Two roadside bombs struck a convoy carrying Iraqi families fleeing an Islamic State-controlled town in the north of the country late on Friday, killing 18 people, a police officer said.
The bombs targeted a truck carrying people from Hawija, about 120 km south of the Islamic State group’s stronghold in Mosul, as they were being taken to the town of Al Alam, next to the Tigris river.
Seventeen of the dead were from the displaced families, regional police Colonel Nemaa al-Jabouri said.
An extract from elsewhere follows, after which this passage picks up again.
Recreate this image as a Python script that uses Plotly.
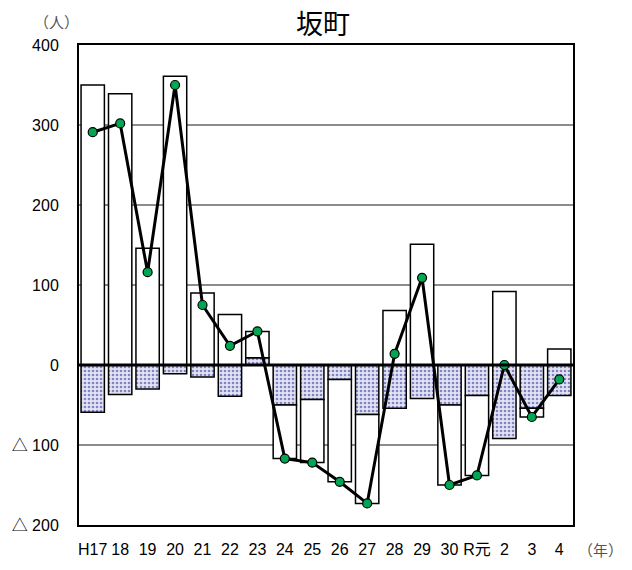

One policeman in an accompanying patrol car was also killed.
Pictures published on social media by a group linked to Iraq’s defence ministry showed several blackened corpses next to the twisted metal remains of the truck.
Meanwhile, Iraqi special forces threw themselves back into battle on Saturday after a first foray into Mosul was blunted by stiffer than expected resistance from jihadists defending the birthplace of their “caliphate”.
While the elite Counter-Terrorism Service (CTS) fought the Islamic State group in the streets of Mosul, the army and federal police attacked one of the last sizeable towns on the more distant southern front.
The mass exodus feared by aid groups of some of the million-plus civilians still trapped in Mosul has yet to materialise, but the number of people displaced by the battle has grown sharply in recent days.
“Our forces are now engaged in fierce fighting inside the neighbourhoods of east Mosul,” CTS spokesman Sabah al-Noman said, adding that the “fighting is house to house”.
In Bartalla, a town to the east that Iraqi forces have used as a base since retaking it in the early days of the nearly three-week-old offensive, ambulances returning from the front with wounded CTS fighters rushed by on a regular basis.
CTS forces made their first real push into the streets of Mosul on Friday but were met by a deluge of bombs and gunfire, and eventually forced into a partial pullback after a few hours.
“We weren’t expecting such resistance. They had blocked all the roads,” said one officer. “There are large numbers of jihadists... It was preferable to pull back and devise a new plan.” The hitch in the CTS advance appeared to contradict reports that IS had moved its resources away from the east of Mosul to the west bank of the River Tigris.
The jihadist group had looked increasingly pragmatic when vastly outnumbered and outgunned in recent months, sometimes giving up emblematic bastions almost without a fight.
But some of the 3,000 to 5,000 jihadists estimated to be inside the city may have been galvanised by a rare message from their leader Abu Bakr al-Baghdadi on Thursday.
The jihadist supremo released an audio recording for the first time in almost a year, urging his fighters not to retreat.
Federal forces on the southern front attacked Hamam al-Alil, one of the main towns between their staging base in Qayyarah and Mosul.
“Army and federal police forces are attacking the Hamam al-Alil (area) from three sides with the support of army aviation,” Staff Lieutenant General Abdulamir Yarallah said in a statement released by Joint Operations Command.
Forces working their way up the Tigris Valley have had more distance to cover than those on other fronts since Iraq launched the operation to retake Mosul on October 17.